If I could, I would only have 1 Christmas wish , just 1 that is all I would need.... It is all I want to be able to have. I know it is not possible and I HATE IT , to this day even though I know its real there is still a disbelief to this whole new life I have. Everyday is torture but the holidays are so extremely hard. I think about your famous Santa hat that you wore EVERY Christmas. I see your smile and hear your laugh, I just wish I could hug and kiss you, smell your scent that has slowly disappeared from all your room. I smell your things desperately searching for the slightest of your scent and when I don't find it I am crushed to the ends of the earth. Today Dad and I went to brunch as we do every Sunday. We drive down chase to get to KK and every time we drive past the 1st funeral home you were at my stomach feel like its being hit with a huge sledge hammer over and over and then I feel like I'm going to throw up. That is the funeral home we went to,We sat in a room in a total haze and picked flowers walked thru a room with caskets, picked a signature book, cards and had to write a obituary. A obituary Trevor something I should of never had to do. It is where we first were able to see you.

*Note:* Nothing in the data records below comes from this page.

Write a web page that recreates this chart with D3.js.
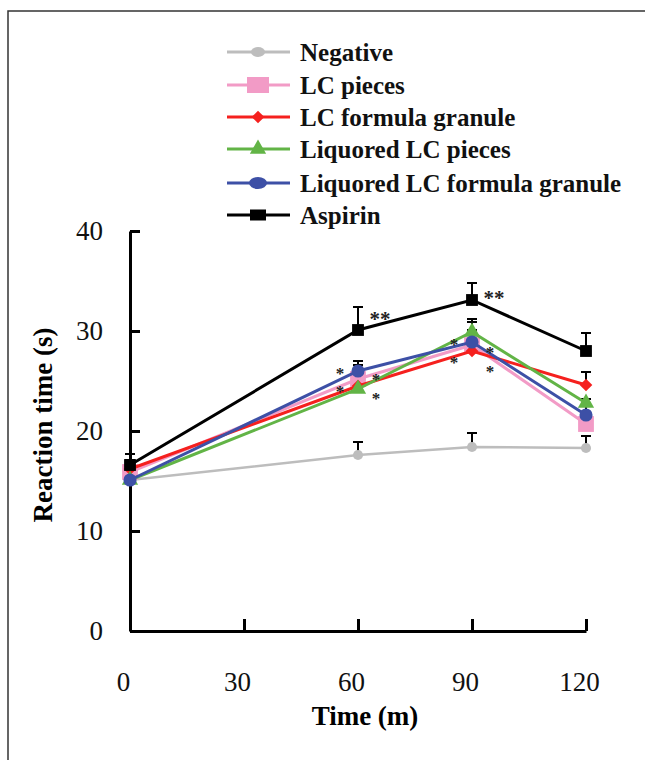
<!DOCTYPE html>
<html>
<head>
<meta charset="utf-8">
<script src="https://cdn.jsdelivr.net/npm/d3@7"></script>
<style>
  body { margin: 0; background: #fff; }
  svg { display: block; }
</style>
</head>
<body>
<div id="chart"></div>
<script>
// time points (min)
const times = [0, 30, 60, 90, 120];
const dataTimes = [0, 60, 90, 120];
const yTicks = [0, 10, 20, 30, 40];

const seriesNames = ["Negative", "LC pieces", "LC formula granule", "Liquored LC pieces", "Liquored LC formula granule", "Aspirin"];
const seriesColors = ["#bdbdbd", "#f29bc6", "#f5201e", "#62b446", "#3d50a6", "#000000"];
const seriesShapes = ["circle", "square", "diamond", "triangle", "circle", "square"];

// mean reaction time (s)
const negative   = [15.1, 17.6, 18.4, 18.3];
const lcPieces   = [15.9, 25.2, 28.6, 20.7];
const lcGranule  = [16.2, 24.5, 28.0, 24.6];
const liqPieces  = [15.1, 24.2, 29.9, 22.8];
const liqGranule = [15.1, 26.0, 28.9, 21.6];
const aspirin    = [16.6, 30.1, 33.1, 28.0];

// upper error (s)
const negativeErr   = [0.5, 1.3, 1.4, 1.2];
const lcPiecesErr   = [0.6, 1.4, 1.5, 1.0];
const lcGranuleErr  = [0.9, 1.0, 1.2, 1.3];
const liqPiecesErr  = [0.6, 0.9, 1.3, 0.4];
const liqGranuleErr = [0.7, 1.0, 2.0, 1.2];
const aspirinErr    = [1.1, 2.3, 1.7, 1.8];

// significance marks: time, level, side
const starTimes  = [60, 60, 60, 60, 60, 90, 90, 90, 90, 90];
const starLevels = [31.6, 26.1, 24.3, 25.5, 23.6, 33.7, 29.0, 27.2, 28.2, 26.3];
const starLabels = ["**", "*", "*", "*", "*", "**", "*", "*", "*", "*"];
const starSide   = [1, -1, -1, 1, 1, 1, -1, -1, 1, 1];

const allValues = [negative, lcPieces, lcGranule, liqPieces, liqGranule, aspirin];
const allErrors = [negativeErr, lcPiecesErr, lcGranuleErr, liqPiecesErr, liqGranuleErr, aspirinErr];

const width = 645, height = 760;

const svg = d3.select("#chart").append("svg")
    .attr("width", width)
    .attr("height", height);

// frame
svg.append("rect")
    .attr("x", 8).attr("y", 11)
    .attr("width", 700).attr("height", 800)
    .attr("fill", "#fff")
    .attr("stroke", "#333")
    .attr("stroke-width", 1.5);

const x = d3.scaleLinear().domain([0, 120]).range([130, 586]);
const y = d3.scaleLinear().domain([0, 40]).range([631, 231]);

const serif = "'Liberation Serif', 'Times New Roman', serif";

// y axis
const yAxis = svg.append("g")
    .attr("transform", `translate(${x(0)},0)`)
    .call(d3.axisLeft(y).tickValues(yTicks).tickSize(-10).tickSizeOuter(0).tickPadding(27));
yAxis.select(".domain").attr("stroke-width", 3);
yAxis.selectAll(".tick line").attr("stroke-width", 3);
yAxis.selectAll("text")
    .style("font-family", serif)
    .style("font-size", "27px")
    .attr("fill", "#111");

// x axis
const xAxis = svg.append("g")
    .attr("transform", `translate(0,${y(0)})`)
    .call(d3.axisBottom(x).tickValues(times).tickSize(-12).tickSizeOuter(0).tickPadding(41));
xAxis.select(".domain").attr("stroke-width", 3);
xAxis.selectAll(".tick line").attr("stroke-width", 3);
xAxis.selectAll("text")
    .attr("dx", -7)
    .style("font-family", serif)
    .style("font-size", "27px")
    .attr("fill", "#111");

// axis titles
svg.append("text")
    .attr("transform", "translate(52,425) rotate(-90)")
    .attr("text-anchor", "middle")
    .style("font-family", serif)
    .style("font-weight", "bold")
    .style("font-size", "27px")
    .text("Reaction time (s)");

svg.append("text")
    .attr("x", 365).attr("y", 725)
    .attr("text-anchor", "middle")
    .style("font-family", serif)
    .style("font-weight", "bold")
    .style("font-size", "27px")
    .text("Time (m)");

// marker generator
function markerPath(shape, i) {
    if (shape === "circle") return d3.symbol(d3.symbolCircle, i === 0 ? 80 : 135)();
    if (shape === "square") return d3.symbol(d3.symbolSquare, i === 1 ? 250 : 140)();
    if (shape === "diamond") return d3.symbol(d3.symbolSquare, 80)();
    if (shape === "triangle") return d3.symbol(d3.symbolTriangle, 115)();
}

const line = d3.line()
    .x((d, j) => x(dataTimes[j]))
    .y(d => y(d));

// error bars (drawn beneath lines)
allValues.forEach((vals, i) => {
    const errs = allErrors[i];
    const g = svg.append("g");
    vals.forEach((v, j) => {
        const cx = x(dataTimes[j]);
        g.append("line")
            .attr("x1", cx).attr("x2", cx)
            .attr("y1", y(v)).attr("y2", y(v + errs[j]))
            .attr("stroke", "#000").attr("stroke-width", 2);
        g.append("line")
            .attr("x1", cx - 5).attr("x2", cx + 5)
            .attr("y1", y(v + errs[j])).attr("y2", y(v + errs[j]))
            .attr("stroke", "#000").attr("stroke-width", 2);
    });
});

// series lines + markers
allValues.forEach((vals, i) => {
    svg.append("path")
        .datum(vals)
        .attr("d", line)
        .attr("fill", "none")
        .attr("stroke", seriesColors[i])
        .attr("stroke-width", i === 0 ? 2.5 : 3);

    svg.selectAll(".m" + i)
        .data(vals)
        .enter()
        .append("path")
        .attr("class", "m" + i)
        .attr("d", markerPath(seriesShapes[i], i))
        .attr("transform", (d, j) => `translate(${x(dataTimes[j])},${y(d)})` + (seriesShapes[i] === "diamond" ? " rotate(45)" : ""))
        .attr("fill", seriesColors[i]);
});

// significance stars
svg.selectAll(".star")
    .data(starLabels)
    .enter()
    .append("text")
    .attr("class", "star")
    .attr("x", (d, k) => x(starTimes[k]) + starSide[k] * (d === "**" ? 22 : 18))
    .attr("y", (d, k) => y(starLevels[k]))
    .attr("dy", "0.5em")
    .attr("text-anchor", "middle")
    .style("font-family", serif)
    .style("font-weight", "bold")
    .style("font-size", d => d === "**" ? "21px" : "17px")
    .attr("fill", "#222")
    .text(d => d);

// legend
const legendY = [52, 85, 117, 149, 183, 215];
const legend = svg.append("g");
seriesNames.forEach((name, i) => {
    const ly = legendY[i];
    legend.append("line")
        .attr("x1", 227).attr("x2", 290)
        .attr("y1", ly).attr("y2", ly)
        .attr("stroke", seriesColors[i])
        .attr("stroke-width", 3);
    let mk;
    if (seriesShapes[i] === "circle") {
        mk = legend.append("ellipse").attr("cx", 258).attr("cy", ly)
            .attr("rx", i === 0 ? 7 : 9).attr("ry", i === 0 ? 5 : 6);
    } else if (seriesShapes[i] === "square") {
        const w = i === 1 ? 22 : 16, h = i === 1 ? 16 : 11;
        mk = legend.append("rect").attr("x", 258 - w / 2).attr("y", ly - h / 2)
            .attr("width", w).attr("height", h);
    } else {
        mk = legend.append("path")
            .attr("d", markerPath(seriesShapes[i], i))
            .attr("transform", `translate(258,${ly})` + (seriesShapes[i] === "diamond" ? " rotate(45)" : ""));
    }
    mk.attr("fill", seriesColors[i]);
    legend.append("text")
        .attr("x", 300).attr("y", ly + 9)
        .style("font-family", serif)
        .style("font-weight", "bold")
        .style("font-size", "25px")
        .attr("fill", "#111")
        .text(name);
});
</script>
</body>
</html>
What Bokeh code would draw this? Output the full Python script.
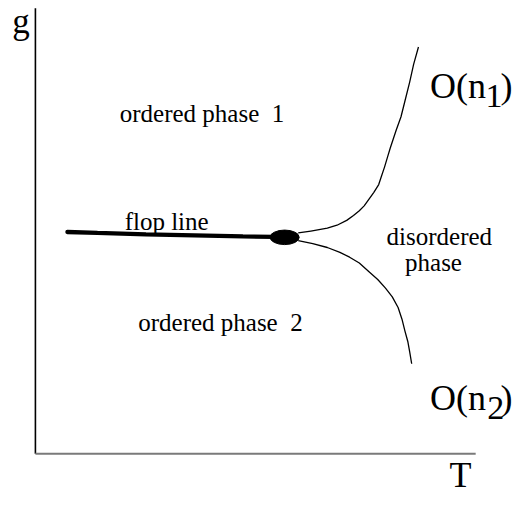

After the planning we were asked R U READY????? R U READY they ask, Yes, No..... No I want to make sure its real. Its a mistake it has to be...… we were lead to the double doors that the director opened slowly and with much hesitation I moved forward with my head down. Reaching the threshold lifting my head slightly and looking to the left I saw you laying there. Immediately everything went numb. IT WAS YOU! HOW COULD THIS BE TRUE? I froze, started shaking and screamed your name, Noooo, Why? With every all sight and sound that memory is etched and tortures me everyday.
I know my only wish in this whole life will never come true and it hurts hurts so terribly.
I miss you which saying it doesn't even touch the surface of how much.